- Set exercise
Skip every image and restate the data word for word.

- Collected data
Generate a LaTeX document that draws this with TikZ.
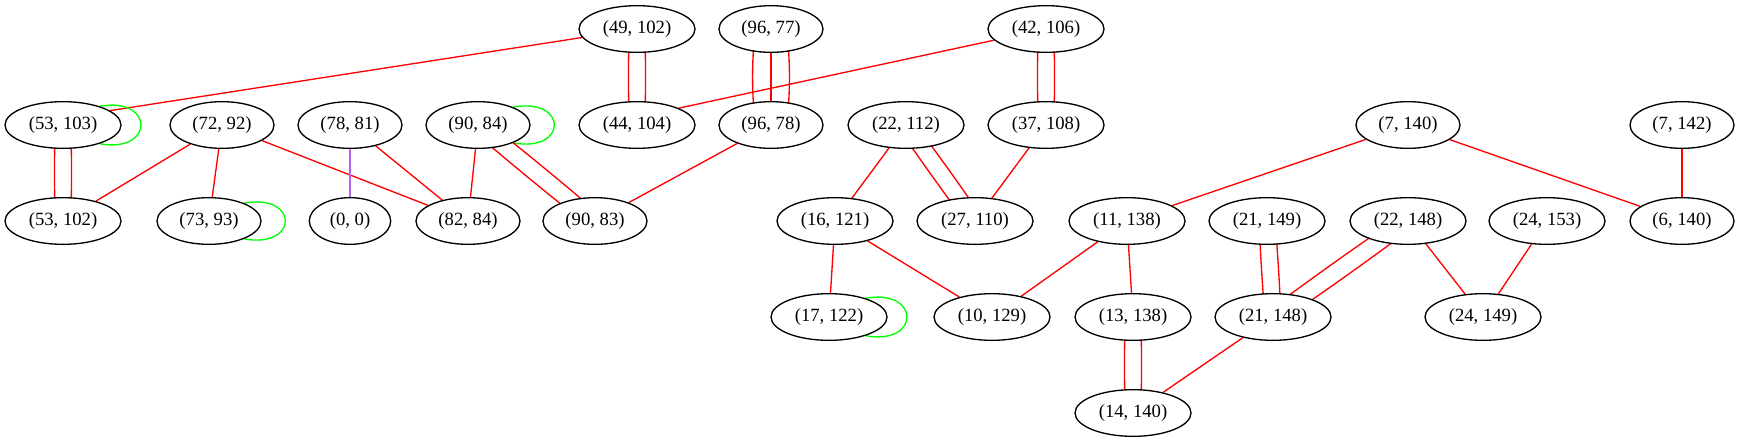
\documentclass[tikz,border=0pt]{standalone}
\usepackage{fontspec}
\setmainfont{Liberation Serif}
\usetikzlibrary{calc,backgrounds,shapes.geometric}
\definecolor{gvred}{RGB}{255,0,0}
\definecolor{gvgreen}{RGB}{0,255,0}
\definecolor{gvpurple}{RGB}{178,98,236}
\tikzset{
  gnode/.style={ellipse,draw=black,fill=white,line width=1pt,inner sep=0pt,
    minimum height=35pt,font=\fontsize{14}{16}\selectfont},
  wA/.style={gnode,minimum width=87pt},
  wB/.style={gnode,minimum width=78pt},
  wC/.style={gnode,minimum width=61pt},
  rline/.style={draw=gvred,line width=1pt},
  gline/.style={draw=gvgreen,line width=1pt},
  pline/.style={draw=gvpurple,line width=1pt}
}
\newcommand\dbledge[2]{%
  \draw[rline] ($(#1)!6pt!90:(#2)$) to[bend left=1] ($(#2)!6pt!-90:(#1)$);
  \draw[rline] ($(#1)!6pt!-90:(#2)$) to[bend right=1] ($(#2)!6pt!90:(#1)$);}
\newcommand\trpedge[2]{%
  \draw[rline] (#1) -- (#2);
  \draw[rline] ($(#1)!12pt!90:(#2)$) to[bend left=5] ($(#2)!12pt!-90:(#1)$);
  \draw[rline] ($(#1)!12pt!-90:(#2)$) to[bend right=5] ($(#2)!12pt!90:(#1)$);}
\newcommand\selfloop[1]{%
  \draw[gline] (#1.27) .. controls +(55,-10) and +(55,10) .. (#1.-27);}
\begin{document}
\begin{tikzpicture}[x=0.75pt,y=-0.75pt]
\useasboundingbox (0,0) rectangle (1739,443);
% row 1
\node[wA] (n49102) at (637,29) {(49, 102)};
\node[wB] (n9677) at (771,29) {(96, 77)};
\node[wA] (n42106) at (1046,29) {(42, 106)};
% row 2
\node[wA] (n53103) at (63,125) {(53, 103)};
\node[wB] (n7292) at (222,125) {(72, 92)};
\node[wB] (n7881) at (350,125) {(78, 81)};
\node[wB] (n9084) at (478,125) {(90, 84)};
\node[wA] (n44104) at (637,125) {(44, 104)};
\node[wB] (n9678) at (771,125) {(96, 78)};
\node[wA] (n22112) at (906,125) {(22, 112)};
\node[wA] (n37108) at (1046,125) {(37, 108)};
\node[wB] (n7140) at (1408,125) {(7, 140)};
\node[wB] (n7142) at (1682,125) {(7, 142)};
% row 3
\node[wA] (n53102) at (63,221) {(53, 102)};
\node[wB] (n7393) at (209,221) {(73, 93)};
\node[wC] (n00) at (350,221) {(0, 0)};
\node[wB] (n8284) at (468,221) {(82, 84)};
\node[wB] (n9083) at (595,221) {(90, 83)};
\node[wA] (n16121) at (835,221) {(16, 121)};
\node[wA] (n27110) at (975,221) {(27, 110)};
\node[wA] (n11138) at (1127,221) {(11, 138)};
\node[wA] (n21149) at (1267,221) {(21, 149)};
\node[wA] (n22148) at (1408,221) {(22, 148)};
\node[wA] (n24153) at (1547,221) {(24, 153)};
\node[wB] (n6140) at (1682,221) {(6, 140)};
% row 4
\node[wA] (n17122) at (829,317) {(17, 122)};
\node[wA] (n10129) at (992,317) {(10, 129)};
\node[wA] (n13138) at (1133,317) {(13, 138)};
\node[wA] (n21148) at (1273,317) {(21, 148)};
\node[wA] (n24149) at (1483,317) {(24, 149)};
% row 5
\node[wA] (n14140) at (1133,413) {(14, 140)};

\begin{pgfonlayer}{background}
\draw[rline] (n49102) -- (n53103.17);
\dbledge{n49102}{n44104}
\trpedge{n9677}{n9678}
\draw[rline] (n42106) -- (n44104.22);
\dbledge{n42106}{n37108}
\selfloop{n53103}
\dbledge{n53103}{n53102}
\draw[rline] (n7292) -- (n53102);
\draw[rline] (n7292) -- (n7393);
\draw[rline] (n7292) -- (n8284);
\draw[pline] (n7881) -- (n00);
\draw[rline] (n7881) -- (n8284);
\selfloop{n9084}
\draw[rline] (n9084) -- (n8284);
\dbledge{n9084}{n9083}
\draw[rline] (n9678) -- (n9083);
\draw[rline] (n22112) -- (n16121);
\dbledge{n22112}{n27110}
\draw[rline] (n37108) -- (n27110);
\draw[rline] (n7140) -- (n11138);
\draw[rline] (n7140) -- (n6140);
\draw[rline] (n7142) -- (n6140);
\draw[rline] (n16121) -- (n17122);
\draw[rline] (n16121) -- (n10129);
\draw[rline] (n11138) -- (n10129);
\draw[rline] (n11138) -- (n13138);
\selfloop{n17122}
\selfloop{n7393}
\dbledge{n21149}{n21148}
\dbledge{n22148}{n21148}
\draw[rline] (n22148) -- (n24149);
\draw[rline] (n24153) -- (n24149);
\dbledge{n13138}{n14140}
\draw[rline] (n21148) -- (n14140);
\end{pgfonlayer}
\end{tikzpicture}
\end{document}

- Written solution
Generate a LaTeX document that draws this with TikZ.
\documentclass[tikz,border=0pt]{standalone}
\usepackage{fontspec}
\setmainfont{Liberation Serif}
\usetikzlibrary{calc,backgrounds,shapes.geometric}
\definecolor{gvred}{RGB}{255,0,0}
\definecolor{gvgreen}{RGB}{0,255,0}
\definecolor{gvpurple}{RGB}{178,98,236}
\tikzset{
  gnode/.style={ellipse,draw=black,fill=white,line width=1pt,inner sep=0pt,
    minimum height=35pt,font=\fontsize{14}{16}\selectfont},
  wA/.style={gnode,minimum width=87pt},
  wB/.style={gnode,minimum width=78pt},
  wC/.style={gnode,minimum width=61pt},
  rline/.style={draw=gvred,line width=1pt},
  gline/.style={draw=gvgreen,line width=1pt},
  pline/.style={draw=gvpurple,line width=1pt}
}
\newcommand\dbledge[2]{%
  \draw[rline] ($(#1)!6pt!90:(#2)$) to[bend left=1] ($(#2)!6pt!-90:(#1)$);
  \draw[rline] ($(#1)!6pt!-90:(#2)$) to[bend right=1] ($(#2)!6pt!90:(#1)$);}
\newcommand\trpedge[2]{%
  \draw[rline] (#1) -- (#2);
  \draw[rline] ($(#1)!12pt!90:(#2)$) to[bend left=5] ($(#2)!12pt!-90:(#1)$);
  \draw[rline] ($(#1)!12pt!-90:(#2)$) to[bend right=5] ($(#2)!12pt!90:(#1)$);}
\newcommand\selfloop[1]{%
  \draw[gline] (#1.27) .. controls +(55,-10) and +(55,10) .. (#1.-27);}
\begin{document}
\begin{tikzpicture}[x=0.75pt,y=-0.75pt]
\useasboundingbox (0,0) rectangle (1739,443);
% row 1
\node[wA] (n49102) at (637,29) {(49, 102)};
\node[wB] (n9677) at (771,29) {(96, 77)};
\node[wA] (n42106) at (1046,29) {(42, 106)};
% row 2
\node[wA] (n53103) at (63,125) {(53, 103)};
\node[wB] (n7292) at (222,125) {(72, 92)};
\node[wB] (n7881) at (350,125) {(78, 81)};
\node[wB] (n9084) at (478,125) {(90, 84)};
\node[wA] (n44104) at (637,125) {(44, 104)};
\node[wB] (n9678) at (771,125) {(96, 78)};
\node[wA] (n22112) at (906,125) {(22, 112)};
\node[wA] (n37108) at (1046,125) {(37, 108)};
\node[wB] (n7140) at (1408,125) {(7, 140)};
\node[wB] (n7142) at (1682,125) {(7, 142)};
% row 3
\node[wA] (n53102) at (63,221) {(53, 102)};
\node[wB] (n7393) at (209,221) {(73, 93)};
\node[wC] (n00) at (350,221) {(0, 0)};
\node[wB] (n8284) at (468,221) {(82, 84)};
\node[wB] (n9083) at (595,221) {(90, 83)};
\node[wA] (n16121) at (835,221) {(16, 121)};
\node[wA] (n27110) at (975,221) {(27, 110)};
\node[wA] (n11138) at (1127,221) {(11, 138)};
\node[wA] (n21149) at (1267,221) {(21, 149)};
\node[wA] (n22148) at (1408,221) {(22, 148)};
\node[wA] (n24153) at (1547,221) {(24, 153)};
\node[wB] (n6140) at (1682,221) {(6, 140)};
% row 4
\node[wA] (n17122) at (829,317) {(17, 122)};
\node[wA] (n10129) at (992,317) {(10, 129)};
\node[wA] (n13138) at (1133,317) {(13, 138)};
\node[wA] (n21148) at (1273,317) {(21, 148)};
\node[wA] (n24149) at (1483,317) {(24, 149)};
% row 5
\node[wA] (n14140) at (1133,413) {(14, 140)};

\begin{pgfonlayer}{background}
\draw[rline] (n49102) -- (n53103.17);
\dbledge{n49102}{n44104}
\trpedge{n9677}{n9678}
\draw[rline] (n42106) -- (n44104.22);
\dbledge{n42106}{n37108}
\selfloop{n53103}
\dbledge{n53103}{n53102}
\draw[rline] (n7292) -- (n53102);
\draw[rline] (n7292) -- (n7393);
\draw[rline] (n7292) -- (n8284);
\draw[pline] (n7881) -- (n00);
\draw[rline] (n7881) -- (n8284);
\selfloop{n9084}
\draw[rline] (n9084) -- (n8284);
\dbledge{n9084}{n9083}
\draw[rline] (n9678) -- (n9083);
\draw[rline] (n22112) -- (n16121);
\dbledge{n22112}{n27110}
\draw[rline] (n37108) -- (n27110);
\draw[rline] (n7140) -- (n11138);
\draw[rline] (n7140) -- (n6140);
\draw[rline] (n7142) -- (n6140);
\draw[rline] (n16121) -- (n17122);
\draw[rline] (n16121) -- (n10129);
\draw[rline] (n11138) -- (n10129);
\draw[rline] (n11138) -- (n13138);
\selfloop{n17122}
\selfloop{n7393}
\dbledge{n21149}{n21148}
\dbledge{n22148}{n21148}
\draw[rline] (n22148) -- (n24149);
\draw[rline] (n24153) -- (n24149);
\dbledge{n13138}{n14140}
\draw[rline] (n21148) -- (n14140);
\end{pgfonlayer}
\end{tikzpicture}
\end{document}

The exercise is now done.